## Input material
⁂
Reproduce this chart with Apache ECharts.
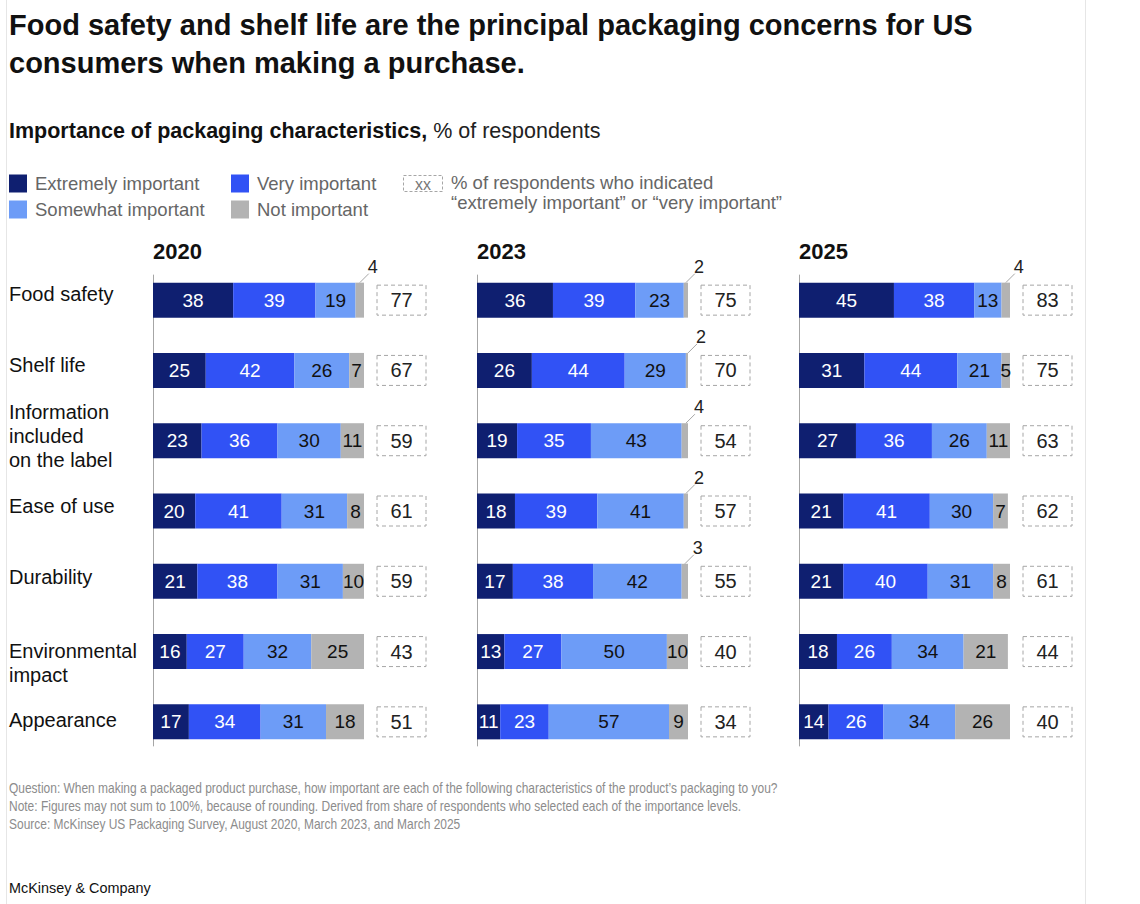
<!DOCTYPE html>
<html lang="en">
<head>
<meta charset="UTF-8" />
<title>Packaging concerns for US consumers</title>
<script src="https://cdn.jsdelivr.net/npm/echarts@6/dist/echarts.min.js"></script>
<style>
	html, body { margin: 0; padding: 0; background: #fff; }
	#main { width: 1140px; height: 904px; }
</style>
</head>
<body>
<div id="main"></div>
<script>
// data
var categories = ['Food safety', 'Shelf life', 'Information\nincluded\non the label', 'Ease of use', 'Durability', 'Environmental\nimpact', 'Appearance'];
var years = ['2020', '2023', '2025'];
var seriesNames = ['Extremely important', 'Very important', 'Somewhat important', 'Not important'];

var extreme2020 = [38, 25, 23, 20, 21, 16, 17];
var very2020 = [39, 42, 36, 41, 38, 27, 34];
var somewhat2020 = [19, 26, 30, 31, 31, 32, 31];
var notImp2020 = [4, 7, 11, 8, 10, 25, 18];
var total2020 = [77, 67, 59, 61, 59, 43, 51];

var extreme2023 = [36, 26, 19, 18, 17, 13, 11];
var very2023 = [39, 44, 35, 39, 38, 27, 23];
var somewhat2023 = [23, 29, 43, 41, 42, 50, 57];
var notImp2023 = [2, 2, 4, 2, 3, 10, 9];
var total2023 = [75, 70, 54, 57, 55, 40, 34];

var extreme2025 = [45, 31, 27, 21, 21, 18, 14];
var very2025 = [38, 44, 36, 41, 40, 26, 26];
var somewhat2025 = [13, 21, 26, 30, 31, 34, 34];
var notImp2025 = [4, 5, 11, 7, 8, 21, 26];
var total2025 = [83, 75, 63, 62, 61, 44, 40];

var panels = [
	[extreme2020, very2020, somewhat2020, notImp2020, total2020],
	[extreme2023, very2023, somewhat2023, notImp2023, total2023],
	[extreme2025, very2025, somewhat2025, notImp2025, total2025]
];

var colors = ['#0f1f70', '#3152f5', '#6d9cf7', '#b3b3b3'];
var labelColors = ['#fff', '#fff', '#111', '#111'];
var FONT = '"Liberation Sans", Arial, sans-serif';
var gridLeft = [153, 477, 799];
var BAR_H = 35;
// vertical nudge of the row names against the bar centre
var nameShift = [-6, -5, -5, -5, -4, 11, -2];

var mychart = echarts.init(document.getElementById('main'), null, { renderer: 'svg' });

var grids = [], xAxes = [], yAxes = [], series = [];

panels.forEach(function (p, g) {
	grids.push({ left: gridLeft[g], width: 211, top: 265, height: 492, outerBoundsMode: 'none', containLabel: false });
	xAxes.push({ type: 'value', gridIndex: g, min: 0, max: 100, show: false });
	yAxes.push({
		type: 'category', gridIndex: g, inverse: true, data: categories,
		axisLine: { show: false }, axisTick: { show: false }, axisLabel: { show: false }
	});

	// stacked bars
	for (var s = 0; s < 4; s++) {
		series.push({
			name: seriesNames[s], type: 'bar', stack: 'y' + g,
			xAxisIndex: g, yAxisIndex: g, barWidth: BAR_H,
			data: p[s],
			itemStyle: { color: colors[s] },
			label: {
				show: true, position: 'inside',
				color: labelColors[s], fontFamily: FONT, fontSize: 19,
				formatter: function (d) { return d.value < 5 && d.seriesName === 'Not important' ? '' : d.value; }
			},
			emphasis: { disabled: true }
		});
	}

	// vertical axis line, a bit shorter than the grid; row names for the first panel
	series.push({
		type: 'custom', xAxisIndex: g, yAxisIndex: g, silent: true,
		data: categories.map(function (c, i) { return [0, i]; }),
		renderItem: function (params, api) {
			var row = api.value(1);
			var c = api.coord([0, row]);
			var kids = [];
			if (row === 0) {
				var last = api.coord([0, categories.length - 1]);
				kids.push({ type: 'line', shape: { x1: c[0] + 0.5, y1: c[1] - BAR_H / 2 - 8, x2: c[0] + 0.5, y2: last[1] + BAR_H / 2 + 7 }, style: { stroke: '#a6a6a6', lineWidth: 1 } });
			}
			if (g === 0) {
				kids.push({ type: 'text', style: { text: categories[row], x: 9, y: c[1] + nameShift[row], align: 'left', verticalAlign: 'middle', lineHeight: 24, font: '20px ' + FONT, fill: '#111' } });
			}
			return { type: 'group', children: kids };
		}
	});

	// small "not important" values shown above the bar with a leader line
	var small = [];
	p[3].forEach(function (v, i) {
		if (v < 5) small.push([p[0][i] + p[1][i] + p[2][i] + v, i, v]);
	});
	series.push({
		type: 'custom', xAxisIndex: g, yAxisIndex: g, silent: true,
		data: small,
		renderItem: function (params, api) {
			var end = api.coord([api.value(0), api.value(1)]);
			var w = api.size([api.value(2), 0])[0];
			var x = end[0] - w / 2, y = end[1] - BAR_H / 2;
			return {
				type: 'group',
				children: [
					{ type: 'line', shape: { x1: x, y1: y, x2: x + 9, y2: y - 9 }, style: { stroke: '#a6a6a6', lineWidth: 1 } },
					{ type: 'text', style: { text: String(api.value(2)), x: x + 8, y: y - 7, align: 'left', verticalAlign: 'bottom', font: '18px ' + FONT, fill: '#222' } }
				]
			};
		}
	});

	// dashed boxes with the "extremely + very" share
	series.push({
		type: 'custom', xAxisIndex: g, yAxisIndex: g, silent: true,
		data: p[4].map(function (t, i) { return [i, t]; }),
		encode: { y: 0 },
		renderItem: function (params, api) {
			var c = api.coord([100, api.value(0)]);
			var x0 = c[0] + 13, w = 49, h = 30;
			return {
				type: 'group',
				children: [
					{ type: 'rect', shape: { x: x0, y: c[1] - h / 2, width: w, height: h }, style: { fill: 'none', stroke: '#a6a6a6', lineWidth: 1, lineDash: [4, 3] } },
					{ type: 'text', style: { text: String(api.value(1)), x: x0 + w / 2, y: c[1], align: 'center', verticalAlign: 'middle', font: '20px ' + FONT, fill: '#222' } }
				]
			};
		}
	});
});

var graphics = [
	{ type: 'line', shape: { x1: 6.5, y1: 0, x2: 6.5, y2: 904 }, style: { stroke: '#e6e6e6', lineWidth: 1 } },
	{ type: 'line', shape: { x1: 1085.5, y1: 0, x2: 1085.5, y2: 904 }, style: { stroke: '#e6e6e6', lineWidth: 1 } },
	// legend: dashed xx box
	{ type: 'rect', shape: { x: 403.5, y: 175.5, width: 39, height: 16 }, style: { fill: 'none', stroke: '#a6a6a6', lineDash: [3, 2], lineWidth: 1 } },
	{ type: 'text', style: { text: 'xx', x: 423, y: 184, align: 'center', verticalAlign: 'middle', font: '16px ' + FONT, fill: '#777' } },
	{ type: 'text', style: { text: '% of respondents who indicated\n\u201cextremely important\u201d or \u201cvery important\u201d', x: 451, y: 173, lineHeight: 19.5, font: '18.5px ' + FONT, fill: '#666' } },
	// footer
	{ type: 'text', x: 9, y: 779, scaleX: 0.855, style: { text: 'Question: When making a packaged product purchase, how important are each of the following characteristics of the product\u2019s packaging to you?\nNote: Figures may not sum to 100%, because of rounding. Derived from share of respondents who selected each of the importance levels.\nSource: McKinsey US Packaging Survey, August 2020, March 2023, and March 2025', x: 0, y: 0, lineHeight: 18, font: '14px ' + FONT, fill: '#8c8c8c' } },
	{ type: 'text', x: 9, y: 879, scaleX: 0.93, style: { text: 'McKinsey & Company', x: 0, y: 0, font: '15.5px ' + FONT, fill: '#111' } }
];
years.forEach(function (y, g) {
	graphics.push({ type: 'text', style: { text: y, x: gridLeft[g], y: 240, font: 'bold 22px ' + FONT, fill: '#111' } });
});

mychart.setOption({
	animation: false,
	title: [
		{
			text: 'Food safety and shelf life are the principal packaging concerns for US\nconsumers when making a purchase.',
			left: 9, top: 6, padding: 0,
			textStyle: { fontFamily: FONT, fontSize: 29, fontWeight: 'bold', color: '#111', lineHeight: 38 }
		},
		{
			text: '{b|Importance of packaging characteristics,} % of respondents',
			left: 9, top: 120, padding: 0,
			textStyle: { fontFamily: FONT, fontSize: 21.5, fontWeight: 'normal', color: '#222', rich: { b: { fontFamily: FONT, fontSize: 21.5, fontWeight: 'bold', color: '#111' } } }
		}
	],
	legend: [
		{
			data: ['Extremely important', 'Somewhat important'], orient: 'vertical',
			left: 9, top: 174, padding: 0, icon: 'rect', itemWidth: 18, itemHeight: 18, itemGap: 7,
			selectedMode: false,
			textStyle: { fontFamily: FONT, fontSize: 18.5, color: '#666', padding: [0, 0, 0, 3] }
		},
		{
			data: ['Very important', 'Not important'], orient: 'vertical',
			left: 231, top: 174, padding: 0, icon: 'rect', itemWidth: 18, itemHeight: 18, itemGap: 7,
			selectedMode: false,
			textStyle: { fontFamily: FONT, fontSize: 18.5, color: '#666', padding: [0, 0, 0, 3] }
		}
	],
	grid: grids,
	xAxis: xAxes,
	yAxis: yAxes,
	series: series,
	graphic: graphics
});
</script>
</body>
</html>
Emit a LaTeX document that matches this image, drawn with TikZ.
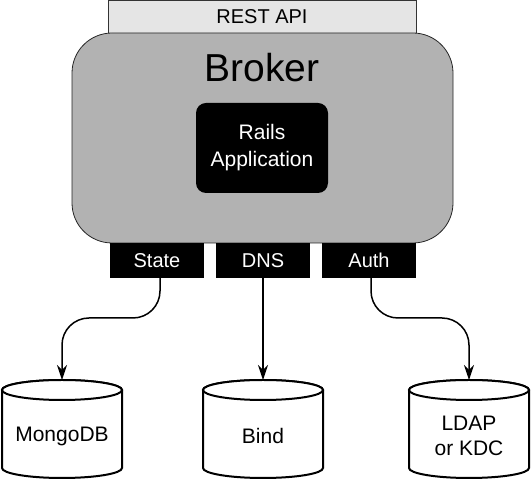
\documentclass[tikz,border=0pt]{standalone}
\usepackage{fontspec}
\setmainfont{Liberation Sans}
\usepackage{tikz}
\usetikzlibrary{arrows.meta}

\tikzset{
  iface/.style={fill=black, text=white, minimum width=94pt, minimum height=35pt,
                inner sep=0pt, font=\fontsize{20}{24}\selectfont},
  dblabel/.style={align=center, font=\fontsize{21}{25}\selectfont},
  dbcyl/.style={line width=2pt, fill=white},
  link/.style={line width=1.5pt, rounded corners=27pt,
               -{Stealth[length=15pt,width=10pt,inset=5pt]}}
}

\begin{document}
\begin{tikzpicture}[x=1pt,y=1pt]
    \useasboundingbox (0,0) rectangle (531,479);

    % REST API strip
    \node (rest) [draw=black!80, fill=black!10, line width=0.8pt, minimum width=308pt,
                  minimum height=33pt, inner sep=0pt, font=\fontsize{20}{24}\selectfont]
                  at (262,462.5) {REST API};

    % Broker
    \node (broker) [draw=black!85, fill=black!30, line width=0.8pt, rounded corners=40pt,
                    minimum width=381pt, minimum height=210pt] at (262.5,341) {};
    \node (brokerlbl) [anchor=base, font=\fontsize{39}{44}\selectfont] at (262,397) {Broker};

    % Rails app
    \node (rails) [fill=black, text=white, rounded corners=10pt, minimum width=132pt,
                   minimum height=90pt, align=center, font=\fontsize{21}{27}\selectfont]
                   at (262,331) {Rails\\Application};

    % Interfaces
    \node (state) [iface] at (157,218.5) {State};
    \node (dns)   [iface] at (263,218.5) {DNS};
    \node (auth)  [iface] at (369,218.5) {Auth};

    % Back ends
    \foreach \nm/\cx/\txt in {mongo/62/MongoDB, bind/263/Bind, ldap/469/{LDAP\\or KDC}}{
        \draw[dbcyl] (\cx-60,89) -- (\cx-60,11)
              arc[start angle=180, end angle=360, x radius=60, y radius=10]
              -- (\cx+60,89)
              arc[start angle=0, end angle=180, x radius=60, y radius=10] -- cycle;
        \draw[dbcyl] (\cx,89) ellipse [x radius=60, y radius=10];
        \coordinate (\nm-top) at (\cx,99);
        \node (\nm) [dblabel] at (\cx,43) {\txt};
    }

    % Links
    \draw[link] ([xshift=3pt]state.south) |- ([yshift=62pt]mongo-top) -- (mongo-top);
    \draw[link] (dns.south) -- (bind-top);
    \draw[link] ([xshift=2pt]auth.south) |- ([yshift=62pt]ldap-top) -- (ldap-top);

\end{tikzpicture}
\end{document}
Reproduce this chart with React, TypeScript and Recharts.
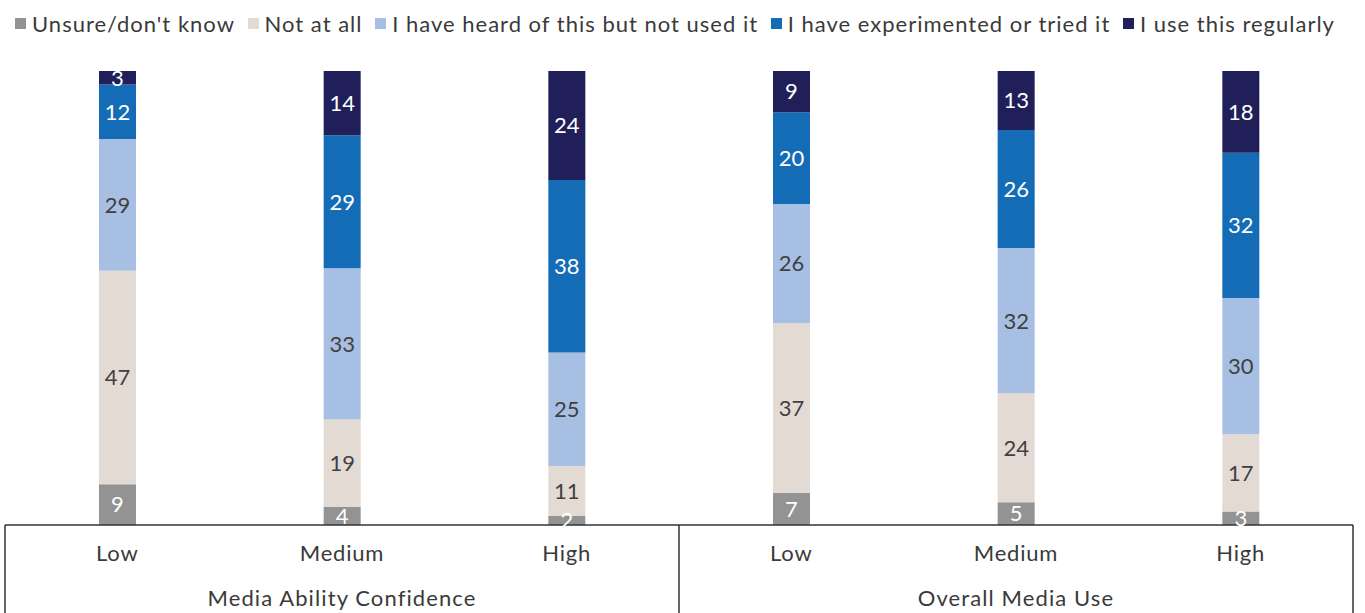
⁂
## Task prompt
Write out an exact copy of the listing, first line through the line containing "var total2023 = [75, 70, 54, 57, 55, 40, 34];", with the pictures left out.

## Answer to the exercise
Reproduce this chart with Apache ECharts.
<!DOCTYPE html>
<html lang="en">
<head>
<meta charset="UTF-8" />
<title>Packaging concerns for US consumers</title>
<script src="https://cdn.jsdelivr.net/npm/echarts@6/dist/echarts.min.js"></script>
<style>
	html, body { margin: 0; padding: 0; background: #fff; }
	#main { width: 1140px; height: 904px; }
</style>
</head>
<body>
<div id="main"></div>
<script>
// data
var categories = ['Food safety', 'Shelf life', 'Information\nincluded\non the label', 'Ease of use', 'Durability', 'Environmental\nimpact', 'Appearance'];
var years = ['2020', '2023', '2025'];
var seriesNames = ['Extremely important', 'Very important', 'Somewhat important', 'Not important'];

var extreme2020 = [38, 25, 23, 20, 21, 16, 17];
var very2020 = [39, 42, 36, 41, 38, 27, 34];
var somewhat2020 = [19, 26, 30, 31, 31, 32, 31];
var notImp2020 = [4, 7, 11, 8, 10, 25, 18];
var total2020 = [77, 67, 59, 61, 59, 43, 51];

var extreme2023 = [36, 26, 19, 18, 17, 13, 11];
var very2023 = [39, 44, 35, 39, 38, 27, 23];
var somewhat2023 = [23, 29, 43, 41, 42, 50, 57];
var notImp2023 = [2, 2, 4, 2, 3, 10, 9];
var total2023 = [75, 70, 54, 57, 55, 40, 34];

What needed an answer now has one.